Organ Donation Week: Bristol woman urges families to discuss issue
Jenni Baker-Wyatt from Bishopsworth had a liver transplant in 2015 and says she owes her life to her donor
A woman from Bristol is urging us all to talk about organ donations, saying she owes her life to the person who gave their liver.
We've spoken to 36-year-old paediatric nurse Jenni Baker-Wyatt from Bishopsworth to mark Organ Donation Week, who had to had to have a transplant in 2015 after being diagnosed with an auto-immune condition.
She says it's crucial we all know the preferences of our family members before they pass.
Jenni's story
"In 1999 when I was about 13 I was diagnosed with a liver condition called auto-immune hepatitis, where the immune system basically attacks the liver," she told us.
"I was put on a lot of medication at the time but I was also told the only long term treatment for this condition would be a liver transplant."
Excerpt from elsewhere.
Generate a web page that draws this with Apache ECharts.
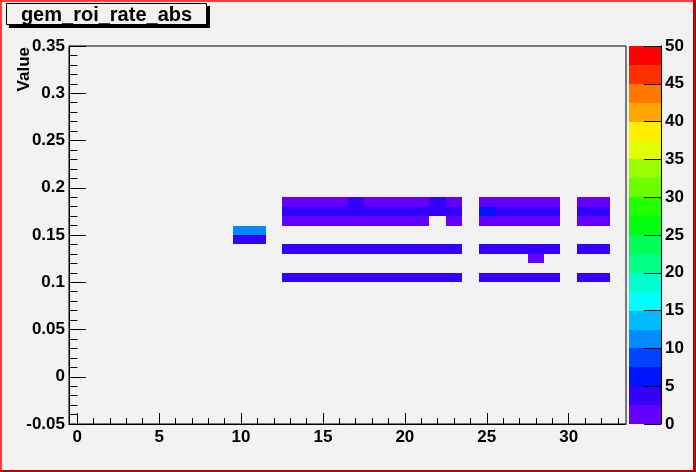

It was not until 2014, 15 years later however, when that moment came.
"I started to get really, really unwell," she said.
"I was hospitalised every few weeks with various infections and my liver just kept struggling more and more."
Seven months after being put on the transplant list, in October 2015, Jenni received the call she'd been waiting for and had the crucial transplant, but only after one failed attempt where she arrived at hospital only to hear the first donor was not suitable.
"I was sat in a hospital bed for, from sort of 6am until about 8pm, at which point they said they couldn't get it to be a good enough liver for me," Jenni said.
"Having been rushed up, blue lighted all the way up the M4 to London, I had no way of getting home.
"I was in my pyjamas, in a hospital being told to go home, so that was a little bit of a shock."
Thankfully Jenni's parents had arrived by then and were able to drive her back to Bristol on their own way home to Devon.
Recovery
In the weeks immediately after the transplant Jenni's body tried to reject its new liver twice, but since then, in her own word's Jenni's life "has got better and better".
"It took eight months to return to work, I had a phased return to work, I was doing an office job, so nothing too taxing," she said.
"It was probably a year before I felt back to a normal level of fitness, which for me was a real struggle because I just want to get out and go.
"Since then I just feel like I've gone from strength to strength."
Inspired by what she went though, Jenni went on to retrain as a nurse and now works at Southmead Hospital.
Jenni's message
Jenni tells us that as a society, we need to become more open about death and be willing to talk about it, including the good that can come from it.
"As a family, knowing that your loved one is giving somebody else the opportunity to live their life can be so rewarding," she said.
"Having read a lot around donor families, knowing that life has come out of death is a really, really rewarding thing to do, and it really can give the family some sense of relief."
In Jenni's own case, she says she was told very little about her donor.
"All you learn is their gender, their rough age and how they passed away," she said.
From that though, she was able to write a letter to her donor's family, which was passed on by nurses.
"The thing that means the most to me is the gift that they've given and the life that I've been able to live as a result of that," she told us.
"Knowing that they know that from the letter that I wrote is enough for me to kind of move on.
"From one death you can save up to eight lives with the different organs that can be donated and I can assure you that those organs are loved and cherished and that person lives their life as best they possibly can."
Talk to your families
These days every person is automatically listed as an organ donor unless you specifically opt out.
However, when a person dies medics still require final permission from their family, for organ donation to take place.
So Jenni says it is crucial that families discuss the issue.
"If they know that you would like to donate your organs, they can turn around to the medics and say, 'yes, we'd like to donate," Jenni said.
"If they don't know it becomes a much harder decision for that family to make at the most difficult time that they are going through."
"Regardless of whether we're opt in or opt out, the most important thing is to talk about it."